*Task objective:* Begin at the first line of the data and copy each line through the one containing "0.006, 0.003, 0.001];", that line included, with no pictures.
___ Available data
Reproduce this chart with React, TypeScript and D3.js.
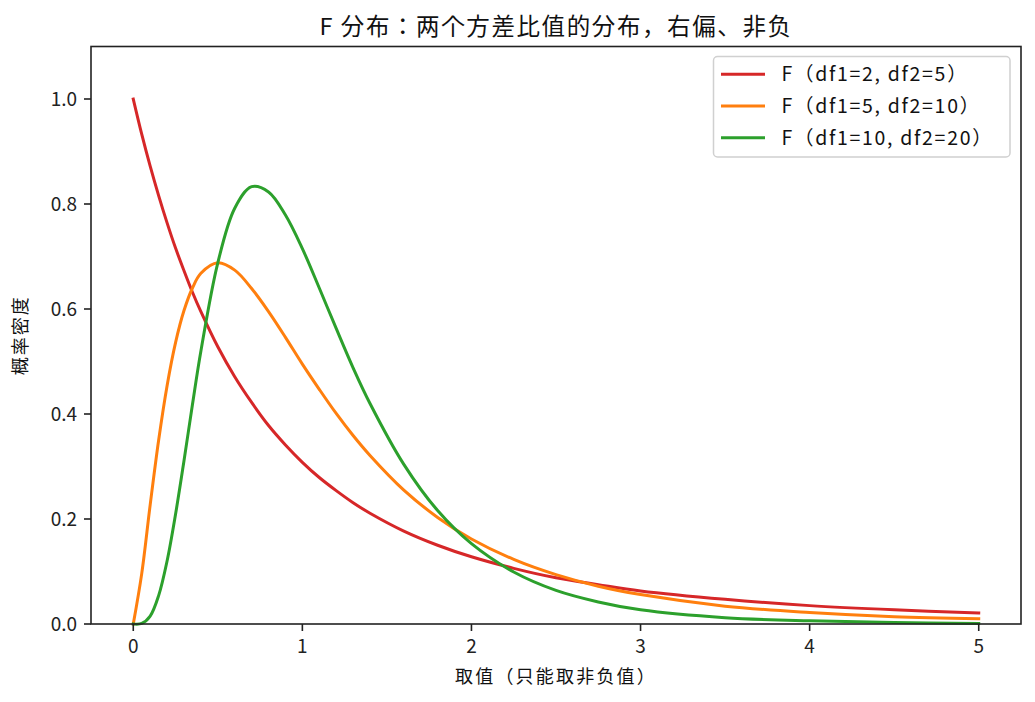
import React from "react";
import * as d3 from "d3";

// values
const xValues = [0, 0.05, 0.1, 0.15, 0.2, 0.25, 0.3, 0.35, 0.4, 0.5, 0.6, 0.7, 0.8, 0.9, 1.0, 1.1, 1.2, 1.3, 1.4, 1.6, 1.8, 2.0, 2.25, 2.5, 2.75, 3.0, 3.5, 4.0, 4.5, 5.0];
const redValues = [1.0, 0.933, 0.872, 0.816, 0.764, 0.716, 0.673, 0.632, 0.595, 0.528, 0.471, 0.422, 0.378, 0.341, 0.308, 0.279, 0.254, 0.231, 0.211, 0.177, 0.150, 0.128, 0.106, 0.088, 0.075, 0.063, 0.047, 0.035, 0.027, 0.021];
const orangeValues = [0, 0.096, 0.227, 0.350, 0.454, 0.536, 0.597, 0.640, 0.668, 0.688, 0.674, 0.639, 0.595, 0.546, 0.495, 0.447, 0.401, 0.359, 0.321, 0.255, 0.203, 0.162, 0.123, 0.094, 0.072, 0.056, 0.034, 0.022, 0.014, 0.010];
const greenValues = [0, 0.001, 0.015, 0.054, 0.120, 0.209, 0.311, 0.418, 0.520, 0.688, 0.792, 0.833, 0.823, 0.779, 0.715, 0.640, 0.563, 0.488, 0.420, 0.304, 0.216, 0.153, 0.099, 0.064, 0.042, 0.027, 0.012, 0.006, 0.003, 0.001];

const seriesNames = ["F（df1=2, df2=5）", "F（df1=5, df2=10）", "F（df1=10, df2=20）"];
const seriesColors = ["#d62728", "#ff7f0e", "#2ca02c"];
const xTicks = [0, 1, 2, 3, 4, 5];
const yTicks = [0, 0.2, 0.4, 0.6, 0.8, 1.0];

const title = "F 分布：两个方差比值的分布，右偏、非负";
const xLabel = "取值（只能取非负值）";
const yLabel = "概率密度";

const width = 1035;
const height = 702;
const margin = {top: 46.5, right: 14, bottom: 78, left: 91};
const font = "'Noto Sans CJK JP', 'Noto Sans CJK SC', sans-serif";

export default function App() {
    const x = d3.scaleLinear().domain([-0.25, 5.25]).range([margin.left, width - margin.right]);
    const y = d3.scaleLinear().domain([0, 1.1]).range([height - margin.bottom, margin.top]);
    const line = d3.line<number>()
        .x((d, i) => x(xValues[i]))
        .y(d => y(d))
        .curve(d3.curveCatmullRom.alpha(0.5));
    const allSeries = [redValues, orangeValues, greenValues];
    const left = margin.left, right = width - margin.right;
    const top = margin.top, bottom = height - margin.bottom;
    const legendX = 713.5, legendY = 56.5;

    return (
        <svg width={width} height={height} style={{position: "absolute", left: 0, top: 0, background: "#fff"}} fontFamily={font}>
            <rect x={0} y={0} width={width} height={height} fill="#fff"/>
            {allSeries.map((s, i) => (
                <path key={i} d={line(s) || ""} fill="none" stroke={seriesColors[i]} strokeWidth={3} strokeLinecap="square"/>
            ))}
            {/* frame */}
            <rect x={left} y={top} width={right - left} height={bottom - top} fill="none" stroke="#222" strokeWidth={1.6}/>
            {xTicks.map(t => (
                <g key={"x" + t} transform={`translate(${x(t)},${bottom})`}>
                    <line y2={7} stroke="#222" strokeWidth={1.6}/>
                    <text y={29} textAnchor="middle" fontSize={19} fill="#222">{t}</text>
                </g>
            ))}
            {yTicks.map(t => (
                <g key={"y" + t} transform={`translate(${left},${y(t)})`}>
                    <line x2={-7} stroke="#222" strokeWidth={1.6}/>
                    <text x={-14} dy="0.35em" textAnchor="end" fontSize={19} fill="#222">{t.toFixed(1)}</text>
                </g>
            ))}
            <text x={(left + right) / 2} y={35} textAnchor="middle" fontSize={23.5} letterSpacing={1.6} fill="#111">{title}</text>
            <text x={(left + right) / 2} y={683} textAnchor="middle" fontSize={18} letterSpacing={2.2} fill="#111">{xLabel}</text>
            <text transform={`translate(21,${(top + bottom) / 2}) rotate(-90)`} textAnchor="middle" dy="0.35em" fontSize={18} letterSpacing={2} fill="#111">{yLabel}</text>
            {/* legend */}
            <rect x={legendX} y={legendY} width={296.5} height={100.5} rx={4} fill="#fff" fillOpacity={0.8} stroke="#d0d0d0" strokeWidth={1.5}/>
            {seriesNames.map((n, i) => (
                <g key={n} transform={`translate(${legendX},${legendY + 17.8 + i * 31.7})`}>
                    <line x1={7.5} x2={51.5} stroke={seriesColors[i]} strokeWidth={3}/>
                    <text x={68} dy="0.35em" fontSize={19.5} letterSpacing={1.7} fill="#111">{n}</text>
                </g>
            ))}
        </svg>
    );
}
______
*Full output:*
Reproduce this chart with React, TypeScript and D3.js.
import React from "react";
import * as d3 from "d3";

// values
const xValues = [0, 0.05, 0.1, 0.15, 0.2, 0.25, 0.3, 0.35, 0.4, 0.5, 0.6, 0.7, 0.8, 0.9, 1.0, 1.1, 1.2, 1.3, 1.4, 1.6, 1.8, 2.0, 2.25, 2.5, 2.75, 3.0, 3.5, 4.0, 4.5, 5.0];
const redValues = [1.0, 0.933, 0.872, 0.816, 0.764, 0.716, 0.673, 0.632, 0.595, 0.528, 0.471, 0.422, 0.378, 0.341, 0.308, 0.279, 0.254, 0.231, 0.211, 0.177, 0.150, 0.128, 0.106, 0.088, 0.075, 0.063, 0.047, 0.035, 0.027, 0.021];
const orangeValues = [0, 0.096, 0.227, 0.350, 0.454, 0.536, 0.597, 0.640, 0.668, 0.688, 0.674, 0.639, 0.595, 0.546, 0.495, 0.447, 0.401, 0.359, 0.321, 0.255, 0.203, 0.162, 0.123, 0.094, 0.072, 0.056, 0.034, 0.022, 0.014, 0.010];
const greenValues = [0, 0.001, 0.015, 0.054, 0.120, 0.209, 0.311, 0.418, 0.520, 0.688, 0.792, 0.833, 0.823, 0.779, 0.715, 0.640, 0.563, 0.488, 0.420, 0.304, 0.216, 0.153, 0.099, 0.064, 0.042, 0.027, 0.012, 0.006, 0.003, 0.001];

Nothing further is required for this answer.